Since it can see that the calculation methods just return constants, it inlines those results and writes them to the globals.

Now how about secondFunction():

__TF1x14secondFunctionFT_T_:
    pushq   %rbp
    movq    %rsp, %rbp
    popq    %rbp
    jmp __TF1x13firstFunctionFT_T_

Yes. It's that smart. It realized that secondFunction() is identical to firstFunction() and it just jumps to it. Your functions literally could not be more identical and the optimizer knows that.

So what's the most efficient? The one that is simplest to reason about. The one with the fewest side-effects. The one that is easiest to read and debug. That's the efficiency you should be focused on. Let the optimizer do its job. It's really quite smart. And the more you write in nice, clear, obvious Swift, the easier it is for the optimizer to do its job. Every time you do something clever "for performance," you're just making the optimizer work harder to figure out what you've done (and probably undo it).

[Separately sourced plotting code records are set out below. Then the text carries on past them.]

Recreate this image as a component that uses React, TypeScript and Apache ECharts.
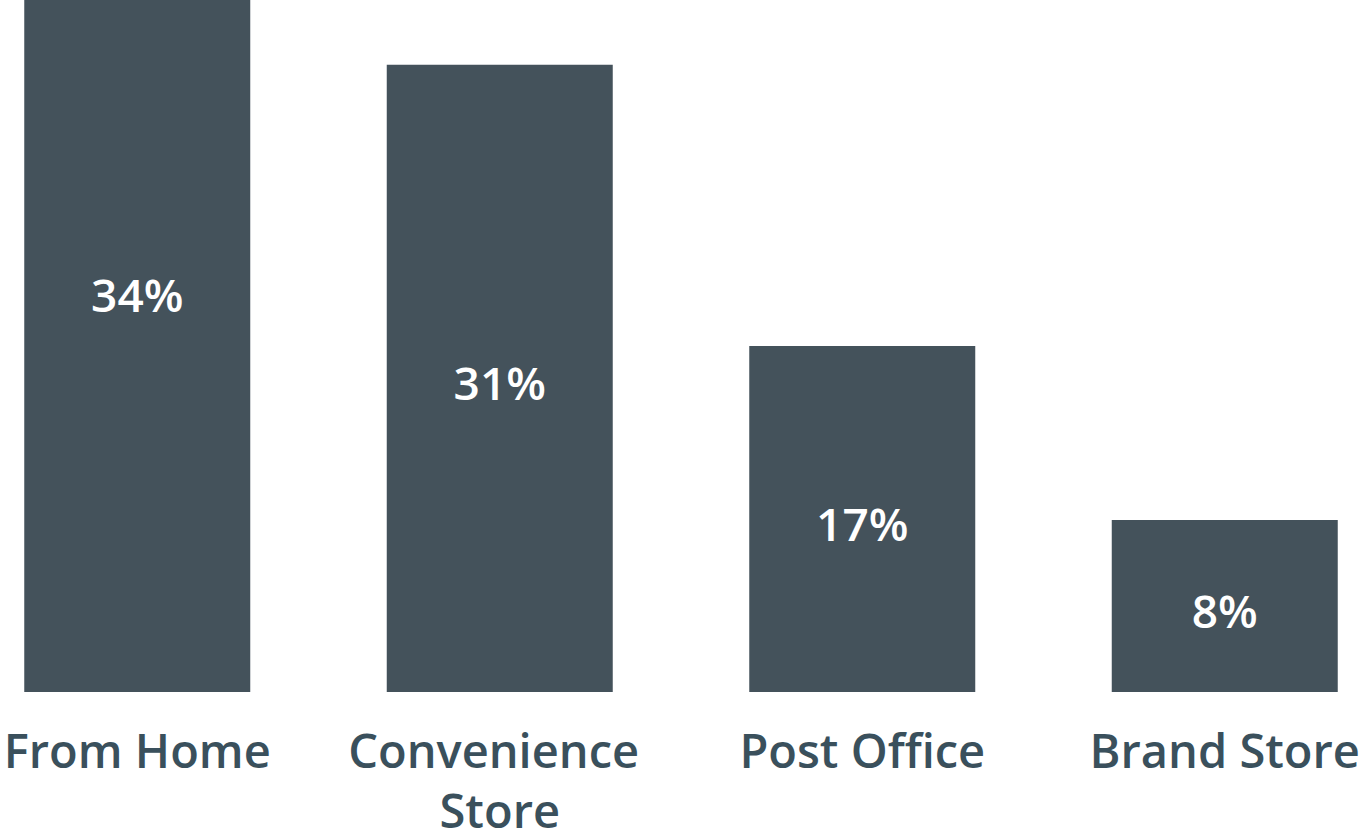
import React, { useEffect, useRef } from "react";
import * as echarts from "echarts";

const categories = ["From Home", "Convenience Store", "Post Office", "Brand Store"];
// bar heights as drawn (From Home bar runs past the top edge of the picture)
const values = [39.7, 31, 17.1, 8.5];
const valueLabels = ["34%", "31%", "17%", "8%"];

const BAR = "#44525b";
const TEXT = "#3a505c";
const FONT = "Open Sans";

export default function App() {
  const ref = useRef<HTMLDivElement>(null);
  useEffect(() => {
    if (!ref.current) return;
    const chart = echarts.init(ref.current, undefined, { renderer: "svg" });
    chart.setOption({
      animation: false,
      backgroundColor: "#ffffff",
      grid: {
        left: -44,
        right: -47,
        top: 0,
        bottom: 140,
        containLabel: false,
        outerBoundsMode: "none",
      },
      xAxis: {
        type: "category",
        data: categories,
        axisLine: { show: false },
        axisTick: { show: false },
        axisLabel: {
          color: TEXT,
          fontFamily: FONT,
          fontWeight: 600,
          fontSize: 47,
          lineHeight: 60,
          margin: 28,
          width: 330,
          overflow: "break",
          interval: 0,
        },
      },
      yAxis: {
        type: "value",
        min: 0,
        max: 34.2,
        show: false,
        splitLine: { show: false },
      },
      series: [
        {
          type: "bar",
          data: values,
          barWidth: 226,
          clip: false,
          itemStyle: { color: BAR },
          label: {
            show: true,
            position: "inside",
            offset: [0, 4],
            color: "#ffffff",
            fontFamily: FONT,
            fontWeight: 600,
            fontSize: 46,
            formatter: (p: any) => valueLabels[p.dataIndex],
          },
        },
      ],
    });
    return () => chart.dispose();
  }, []);
  return (
    <div
      ref={ref}
      style={{ position: "fixed", left: 0, top: 0, width: 1359, height: 832 }}
    />
  );
}
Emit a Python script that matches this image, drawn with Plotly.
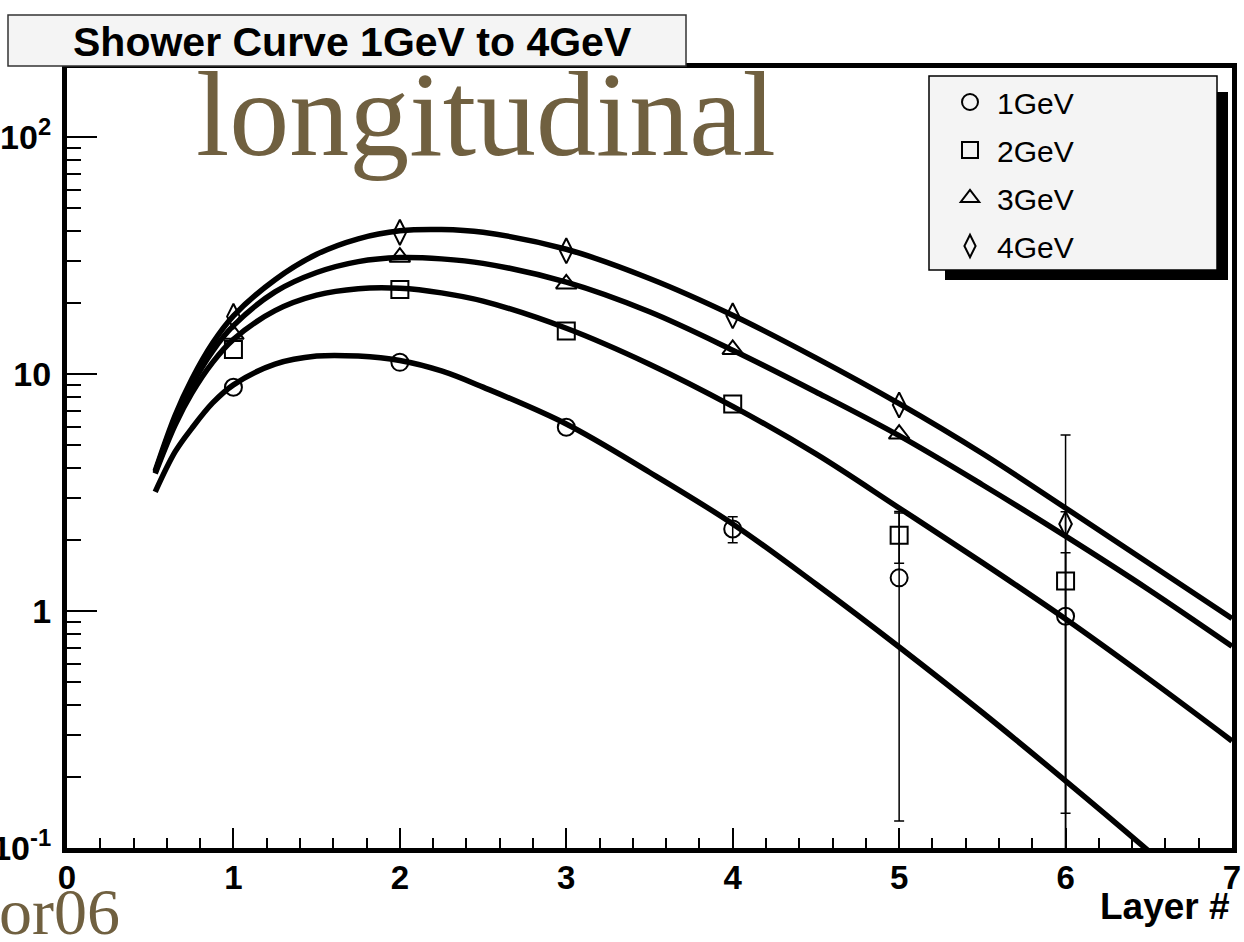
import plotly.graph_objects as go

# ---------------- data ----------------
layers = [1, 2, 3, 4, 5, 6]

# measured shower content per layer
e1_vals = [8.79, 11.2, 5.96, 2.22, 1.38, 0.95]
e2_vals = [12.7, 22.7, 15.2, 7.47, 2.09, 1.34]
e3_layers = [1, 2, 3, 4, 5]
e3_vals = [14.7, 31.1, 24.0, 12.7, 5.58]
e4_vals = [17.5, 39.6, 33.1, 17.6, 7.4, 2.33]

# points that carry a visible error bar
e1_err_layers = [4, 5, 6]
e1_err_vals = [2.22, 1.38, 0.95]
e1_err = [0.28, 1.25, 0.81]
e2_err_layers = [5, 6]
e2_err_vals = [2.09, 1.34]
e2_err = [0.50, 1.28]
e4_err_layers = [6]
e4_err_vals = [2.33]
e4_err = [3.2]

# fitted longitudinal profiles
fit_x = [0.53, 0.65, 0.75, 0.875, 1.0, 1.25, 1.5, 1.75, 2.0, 2.25, 2.5,
         3.0, 3.5, 4.0, 4.5, 5.0, 5.5, 6.0, 6.5, 7.0]
fit1 = [3.18, 4.7, 5.9, 7.55, 9.0, 11.0, 11.9, 11.9, 11.4, 10.3, 8.8,
        6.15, 3.85, 2.33, 1.30, 0.705, 0.373, 0.192, 0.097, 0.048]
fit2 = [3.8, 6.1, 8.3, 11.2, 14.0, 18.5, 21.5, 22.9, 23.0, 22.0, 20.3,
        15.6, 11.0, 7.3, 4.6, 2.72, 1.6, 0.925, 0.517, 0.283]
fit3 = [3.85, 6.5, 9.0, 12.5, 16.0, 22.2, 26.8, 29.8, 31.0, 30.6, 29.3,
        24.4, 18.3, 12.6, 8.4, 5.49, 3.41, 2.07, 1.23, 0.71]
fit4 = [3.9, 6.7, 9.5, 13.5, 17.6, 25.0, 32.0, 37.2, 40.2, 40.7, 39.6,
        33.6, 25.3, 17.7, 11.7, 7.5, 4.62, 2.72, 1.59, 0.93]

series_names = ["1GeV", "2GeV", "3GeV", "4GeV"]
x_ticks = [0, 1, 2, 3, 4, 5, 6, 7]
x_ticktext = ["0", "1", "2", "3", "4", "5", "6", "7"]
y_ticks = [0.1, 1, 10, 100]
y_ticktext = ["10<sup>-1</sup>", "1", "10", "10<sup>2</sup>"]

# ---------------- geometry helpers ----------------
W, H = 1244, 942
ML, MR, MT, MB = 67, 12, 68, 94
PW, PH = W - ML - MR, H - MT - MB


def px_x(p):
    return (p - ML) / PW


def px_y(p):
    return (H - MB - p) / PH


SANS = "Liberation Sans, Arial, sans-serif"
SERIF = "Liberation Serif, Times New Roman, serif"
OLIVE = "#706040"

fig = go.Figure()

# fit curves
for ys in (fit1, fit2, fit3, fit4):
    fig.add_trace(go.Scatter(
        x=fit_x, y=ys, mode="lines", line=dict(color="black", width=5.5, shape="spline"),
        showlegend=False, hoverinfo="skip"))

# error bars
for ex, ey, ee in ((e1_err_layers, e1_err_vals, e1_err),
                   (e2_err_layers, e2_err_vals, e2_err),
                   (e4_err_layers, e4_err_vals, e4_err)):
    fig.add_trace(go.Scatter(
        x=ex, y=ey, mode="markers", marker=dict(size=2, opacity=0),
        error_y=dict(type="data", array=ee, visible=True, color="black",
                     thickness=1.5, width=5),
        showlegend=False, hoverinfo="skip"))

# data points
symbols = ["circle-open", "square-open", "triangle-up-open", "diamond-tall-open"]
sizes = [17, 17, 18, 18]
for i, (xs, ys) in enumerate(((layers, e1_vals), (layers, e2_vals),
                               (e3_layers, e3_vals), (layers, e4_vals))):
    fig.add_trace(go.Scatter(
        x=xs, y=ys, mode="markers", name=series_names[i], legendgroup=series_names[i],
        marker=dict(symbol=symbols[i], size=sizes[i], color="black",
                    line=dict(color="black", width=2))))

shapes = [
    # legend shadow and box
    dict(type="rect", xref="paper", yref="paper", layer="above",
         x0=px_x(945), x1=px_x(1228), y0=px_y(280), y1=px_y(92),
         fillcolor="black", line=dict(width=0)),
    dict(type="rect", xref="paper", yref="paper", layer="above",
         x0=px_x(929), x1=px_x(1217), y0=px_y(270), y1=px_y(76),
         fillcolor="#f4f4f4", line=dict(color="black", width=1.5)),
    # title box
    dict(type="rect", xref="paper", yref="paper", layer="above",
         x0=px_x(8), x1=px_x(686), y0=px_y(66), y1=px_y(15),
         fillcolor="#f4f4f4", line=dict(color="#333333", width=1.5)),
]

annotations = [
    dict(text="Shower Curve 1GeV to 4GeV", xref="paper", yref="paper",
         x=px_x(352), y=px_y(42), xanchor="center", yanchor="middle", showarrow=False,
         font=dict(family=SANS, size=41, color="black", weight="bold")),
    dict(text="longitudinal", xref="paper", yref="paper",
         x=px_x(194), y=px_y(114), xanchor="left", yanchor="middle", showarrow=False,
         font=dict(family=SERIF, size=120, color=OLIVE)),
    dict(text="or06", xref="paper", yref="paper",
         x=px_x(122), y=px_y(911), xanchor="right", yanchor="middle", showarrow=False,
         font=dict(family=SERIF, size=66, color=OLIVE)),
    dict(text="Layer #", xref="paper", yref="paper",
         x=px_x(1232), y=px_y(906), xanchor="right", yanchor="middle", showarrow=False,
         font=dict(family=SANS, size=37, color="black", weight="bold")),
]

fig.update_layout(
    width=W, height=H,
    margin=dict(l=ML, r=MR, t=MT, b=MB, pad=0, autoexpand=False),
    paper_bgcolor="white", plot_bgcolor="white",
    shapes=shapes, annotations=annotations,
    legend=dict(x=px_x(943), y=px_y(76), xanchor="left", yanchor="top",
                bgcolor="rgba(0,0,0,0)", borderwidth=0, tracegroupgap=6,
                itemwidth=44,
                font=dict(family=SANS, size=30, color="black")),
    xaxis=dict(range=[0, 7], tickvals=x_ticks, ticktext=x_ticktext, automargin=False,
               ticks="inside", ticklen=20, tickwidth=1.5, tickcolor="black",
               minor=dict(dtick=0.2, ticks="inside", ticklen=10, tickwidth=1.5,
                          tickcolor="black", showgrid=False),
               showgrid=False, zeroline=False, showline=True, linewidth=5,
               linecolor="black", mirror=True, ticklabelstandoff=-4,
               tickfont=dict(family=SANS, size=33, color="black", weight="bold")),
    yaxis=dict(type="log", range=[-1, -1 + PH / 237.0], tickvals=y_ticks,
               ticktext=y_ticktext, automargin=False,
               ticks="inside", ticklen=30, tickwidth=1.5, tickcolor="black",
               minor=dict(dtick="D1", ticks="inside", ticklen=14, tickwidth=1.5,
                          tickcolor="black", showgrid=False),
               showgrid=False, zeroline=False, showline=True, linewidth=5,
               linecolor="black", mirror=True, ticklabelstandoff=4,
               tickfont=dict(family=SANS, size=34, color="black", weight="bold")),
)

fig.write_html("out.html")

Just to finish the thought: the local variables you create are barely hints to the compiler. The compiler generates its own local variables when it converts your code to its internal representation (IR). IR is in static single assignment form (SSA), in which every variable can only be assigned one time. Because of this, your second function actually creates more local variables than your first function. Here's function one (create using swiftc -emit-ir x.swift):

define hidden void @_TF1x13firstFunctionFT_T_() #0 {
entry:
  %0 = call i64 @_TF1x12calculation1FT_Si()
  store i64 %0, i64* getelementptr inbounds (%Si, %Si* @_Tv1x3oneSi, i32 0, i32 0), align 8
  %1 = call i64 @_TF1x12calculation2FT_Si()
  store i64 %1, i64* getelementptr inbounds (%Si, %Si* @_Tv1x3twoSi, i32 0, i32 0), align 8
  %2 = call i64 @_TF1x12calculation3FT_Si()
  store i64 %2, i64* getelementptr inbounds (%Si, %Si* @_Tv1x5threeSi, i32 0, i32 0), align 8
  ret void
}

In this form, variables have a % prefix. As you can see, there are 3.

Here's your second function:

define hidden void @_TF1x14secondFunctionFT_T_() #0 {
entry:
  %0 = alloca %Si, align 8
  %1 = bitcast %Si* %0 to i8*
  call void @llvm.lifetime.start(i64 8, i8* %1)
  %2 = call i64 @_TF1x12calculation1FT_Si()
  %._value = getelementptr inbounds %Si, %Si* %0, i32 0, i32 0
  store i64 %2, i64* %._value, align 8
  store i64 %2, i64* getelementptr inbounds (%Si, %Si* @_Tv1x3oneSi, i32 0, i32 0), align 8
  %3 = call i64 @_TF1x12calculation2FT_Si()
  %._value1 = getelementptr inbounds %Si, %Si* %0, i32 0, i32 0
  store i64 %3, i64* %._value1, align 8
  store i64 %3, i64* getelementptr inbounds (%Si, %Si* @_Tv1x3twoSi, i32 0, i32 0), align 8
  %4 = call i64 @_TF1x12calculation3FT_Si()
  %._value2 = getelementptr inbounds %Si, %Si* %0, i32 0, i32 0
  store i64 %4, i64* %._value2, align 8
  store i64 %4, i64* getelementptr inbounds (%Si, %Si* @_Tv1x5threeSi, i32 0, i32 0), align 8
  %5 = bitcast %Si* %0 to i8*
  call void @llvm.lifetime.end(i64 8, i8* %5)
  ret void
}

This one has 6 local variables! But, just like the local variables in the original source code, this tells us nothing about final performance. The compiler just creates this version because it's easier to reason about (and therefore optimize) than a version where variables can change their values.

(Even more dramatic is this code in SIL (-emit-sil), which creates 16 local variables for function 1 and 17 for function 2! If the compiler is happy to invent 16 local variables just to make it easier for it to reason about 6 lines of code, you certainly shouldn't be worried about the local variables you create. They're not just a minor concern; they're completely free.)